Days of inventory on hand and related Lean tools

Days of inventory on hand is the duration-side companion of inventory turns. They are reciprocals of each other once the time base is matched. Most days on hand growth points at excess inventory, the lean waste that hides in slow-moving SKUs. Properly sized safety stock is the deliberate part of days on hand; the rest is usually opportunity. DOH belongs on the lean KPI dashboard alongside throughput and on-time delivery.

Common questions

The questions we hear most about this term.

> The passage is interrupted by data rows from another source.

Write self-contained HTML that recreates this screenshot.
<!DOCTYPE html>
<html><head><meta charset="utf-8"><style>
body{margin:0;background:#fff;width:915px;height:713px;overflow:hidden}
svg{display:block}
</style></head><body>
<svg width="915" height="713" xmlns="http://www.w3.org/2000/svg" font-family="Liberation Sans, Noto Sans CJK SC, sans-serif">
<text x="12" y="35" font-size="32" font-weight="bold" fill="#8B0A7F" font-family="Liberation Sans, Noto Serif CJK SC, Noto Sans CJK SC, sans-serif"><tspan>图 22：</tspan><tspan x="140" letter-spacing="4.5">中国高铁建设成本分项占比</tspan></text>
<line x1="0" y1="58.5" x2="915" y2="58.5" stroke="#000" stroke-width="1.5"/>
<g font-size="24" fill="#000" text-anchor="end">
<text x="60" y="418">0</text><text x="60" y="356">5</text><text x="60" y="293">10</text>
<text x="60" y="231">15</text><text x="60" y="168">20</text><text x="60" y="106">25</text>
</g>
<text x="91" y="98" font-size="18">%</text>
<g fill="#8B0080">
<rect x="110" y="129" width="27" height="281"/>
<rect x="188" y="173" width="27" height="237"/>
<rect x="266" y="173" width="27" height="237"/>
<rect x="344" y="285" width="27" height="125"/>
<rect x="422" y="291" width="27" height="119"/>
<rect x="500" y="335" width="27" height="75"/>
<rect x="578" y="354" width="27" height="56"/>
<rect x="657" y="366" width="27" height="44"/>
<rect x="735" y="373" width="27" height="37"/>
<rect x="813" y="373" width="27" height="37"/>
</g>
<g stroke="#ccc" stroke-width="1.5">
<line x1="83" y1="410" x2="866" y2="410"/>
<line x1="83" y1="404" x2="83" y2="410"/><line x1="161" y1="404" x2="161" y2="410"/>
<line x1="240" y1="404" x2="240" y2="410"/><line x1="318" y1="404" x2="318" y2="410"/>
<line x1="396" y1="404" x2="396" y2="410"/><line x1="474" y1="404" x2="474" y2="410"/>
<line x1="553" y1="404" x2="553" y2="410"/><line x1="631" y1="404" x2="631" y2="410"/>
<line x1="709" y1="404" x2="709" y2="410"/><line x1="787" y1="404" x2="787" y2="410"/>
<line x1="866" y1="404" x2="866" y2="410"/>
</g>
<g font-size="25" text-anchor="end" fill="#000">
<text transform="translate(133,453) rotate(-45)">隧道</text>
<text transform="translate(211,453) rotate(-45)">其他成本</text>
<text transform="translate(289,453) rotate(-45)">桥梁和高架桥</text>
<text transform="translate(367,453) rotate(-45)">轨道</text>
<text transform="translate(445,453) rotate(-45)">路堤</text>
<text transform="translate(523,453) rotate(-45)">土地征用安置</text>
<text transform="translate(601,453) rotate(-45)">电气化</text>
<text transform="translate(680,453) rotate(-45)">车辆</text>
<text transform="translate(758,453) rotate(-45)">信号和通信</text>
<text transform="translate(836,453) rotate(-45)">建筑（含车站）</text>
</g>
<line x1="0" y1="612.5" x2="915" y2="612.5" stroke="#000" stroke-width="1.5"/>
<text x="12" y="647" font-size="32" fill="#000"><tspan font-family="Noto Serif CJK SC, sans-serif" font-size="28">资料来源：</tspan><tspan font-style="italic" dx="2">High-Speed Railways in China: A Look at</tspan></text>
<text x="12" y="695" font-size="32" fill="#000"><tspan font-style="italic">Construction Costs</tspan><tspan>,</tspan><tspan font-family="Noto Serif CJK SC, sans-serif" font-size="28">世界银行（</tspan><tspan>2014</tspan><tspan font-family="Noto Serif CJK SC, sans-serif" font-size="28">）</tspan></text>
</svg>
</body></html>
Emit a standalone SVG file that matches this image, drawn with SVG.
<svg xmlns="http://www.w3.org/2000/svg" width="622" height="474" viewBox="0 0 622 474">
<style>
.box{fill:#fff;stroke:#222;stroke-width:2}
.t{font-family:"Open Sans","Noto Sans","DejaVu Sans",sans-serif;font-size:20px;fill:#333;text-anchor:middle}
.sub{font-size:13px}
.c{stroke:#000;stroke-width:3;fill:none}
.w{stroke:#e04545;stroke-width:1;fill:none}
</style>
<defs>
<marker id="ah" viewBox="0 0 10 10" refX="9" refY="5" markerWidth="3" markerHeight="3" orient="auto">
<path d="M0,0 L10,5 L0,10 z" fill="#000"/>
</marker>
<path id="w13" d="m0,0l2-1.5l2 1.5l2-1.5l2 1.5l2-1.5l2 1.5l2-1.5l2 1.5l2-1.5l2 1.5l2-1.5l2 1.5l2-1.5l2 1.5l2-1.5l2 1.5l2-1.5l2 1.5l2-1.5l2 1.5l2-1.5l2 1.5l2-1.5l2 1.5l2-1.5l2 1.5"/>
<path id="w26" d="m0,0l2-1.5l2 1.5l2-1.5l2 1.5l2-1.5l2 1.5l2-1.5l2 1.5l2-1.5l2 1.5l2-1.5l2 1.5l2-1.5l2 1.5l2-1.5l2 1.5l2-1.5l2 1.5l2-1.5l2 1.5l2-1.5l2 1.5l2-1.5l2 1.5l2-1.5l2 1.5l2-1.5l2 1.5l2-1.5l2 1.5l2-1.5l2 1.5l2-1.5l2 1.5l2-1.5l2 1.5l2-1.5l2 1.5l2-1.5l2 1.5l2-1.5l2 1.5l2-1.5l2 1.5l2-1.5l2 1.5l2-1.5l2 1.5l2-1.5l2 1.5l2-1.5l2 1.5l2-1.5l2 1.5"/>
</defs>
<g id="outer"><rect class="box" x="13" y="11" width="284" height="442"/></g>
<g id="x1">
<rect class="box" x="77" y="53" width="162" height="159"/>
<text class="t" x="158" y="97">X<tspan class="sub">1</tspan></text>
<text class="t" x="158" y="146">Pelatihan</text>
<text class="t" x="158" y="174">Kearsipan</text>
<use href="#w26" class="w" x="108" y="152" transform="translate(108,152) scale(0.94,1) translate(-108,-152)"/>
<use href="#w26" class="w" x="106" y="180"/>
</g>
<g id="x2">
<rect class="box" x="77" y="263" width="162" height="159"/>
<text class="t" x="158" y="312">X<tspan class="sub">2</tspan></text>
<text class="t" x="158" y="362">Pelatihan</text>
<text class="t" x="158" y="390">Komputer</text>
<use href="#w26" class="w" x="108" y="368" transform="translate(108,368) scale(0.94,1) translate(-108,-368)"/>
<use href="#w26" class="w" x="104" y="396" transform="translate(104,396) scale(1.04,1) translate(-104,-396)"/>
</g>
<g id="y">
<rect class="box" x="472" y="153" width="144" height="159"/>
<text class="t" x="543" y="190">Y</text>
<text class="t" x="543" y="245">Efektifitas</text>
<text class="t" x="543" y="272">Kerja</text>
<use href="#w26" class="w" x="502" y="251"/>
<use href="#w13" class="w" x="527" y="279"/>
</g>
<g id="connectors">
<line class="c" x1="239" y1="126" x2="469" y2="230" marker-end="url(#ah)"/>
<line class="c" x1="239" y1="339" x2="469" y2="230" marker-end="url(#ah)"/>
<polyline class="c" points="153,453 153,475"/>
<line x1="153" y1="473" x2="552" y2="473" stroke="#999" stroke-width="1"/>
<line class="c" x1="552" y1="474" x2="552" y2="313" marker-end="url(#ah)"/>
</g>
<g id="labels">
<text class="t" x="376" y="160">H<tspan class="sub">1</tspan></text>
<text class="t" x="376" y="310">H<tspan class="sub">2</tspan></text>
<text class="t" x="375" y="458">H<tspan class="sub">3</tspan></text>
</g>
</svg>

How does days of inventory on hand work as a calculation?
You take average inventory value at cost, divide by daily cost of goods sold, and the result is the number of days that stock would last. A shop with $600,000 in average inventory and $4 million in annual COGS is burning roughly $11,000 per working day, which gives about 55 days on hand. The math is rough by nature: the inventory mix and the demand mix shift, so the headline number bounces a little. The trend over time is what matters most, alongside per-category and per-SKU breakdowns.
How is days of inventory on hand different from inventory turns?
They are the same data in different units. Inventory turns is the annual rate; days on hand is the duration. Twelve turns a year is about 30 days on hand. Six turns is 60 days. Two turns is 180 days. Pick whichever your team finds easier to discuss. Most operations people prefer days because the number maps to physical intuition: 45 days of stock is a month and a half of bins on shelves. Finance often prefers turns because it ties to working capital. Same picture, different angles.
What are common mistakes with days of inventory on hand?
The biggest is reading the shop-wide number without breaking down by category. A shop at 45 days overall might be 15 days on its fastest movers and 200 days on a long tail of slow-moving SKUs. The slow tail is where the cash is buried. The second is comparing days on hand across very different products. A food processor and a fastener distributor live in different worlds. The third is treating low days on hand as inherently better. A shop at 12 days that misses shipments because it stocked out has bought a worse outcome with a better-looking metric.
When should I worry about days of inventory on hand?
Worry when days on hand is rising while sales are flat, because that means inventory is growing without a demand reason. Worry when a single category is dragging the average up. Worry when days on hand drops sharply, because the drop might be a sign of unsold stock being written off rather than a real flow improvement. Compare the trend against the trend in stockouts: a drop in days that comes with rising stockouts means the shop traded carrying cost for service failures, which is rarely a good trade.
What does good days-of-inventory tracking look like?
A monthly view by category (raw, WIP, finished) and a quarterly view by SKU sorted by days on hand. The bottom decile of slow-movers becomes the action list: sell off, write down, renegotiate with the supplier, or change the reorder rule. A trend chart on the wall in finance with a single line for the shop's overall days on hand. Not a dashboard nobody reads. A working number that drives quarterly purge decisions and feeds into supplier conversations.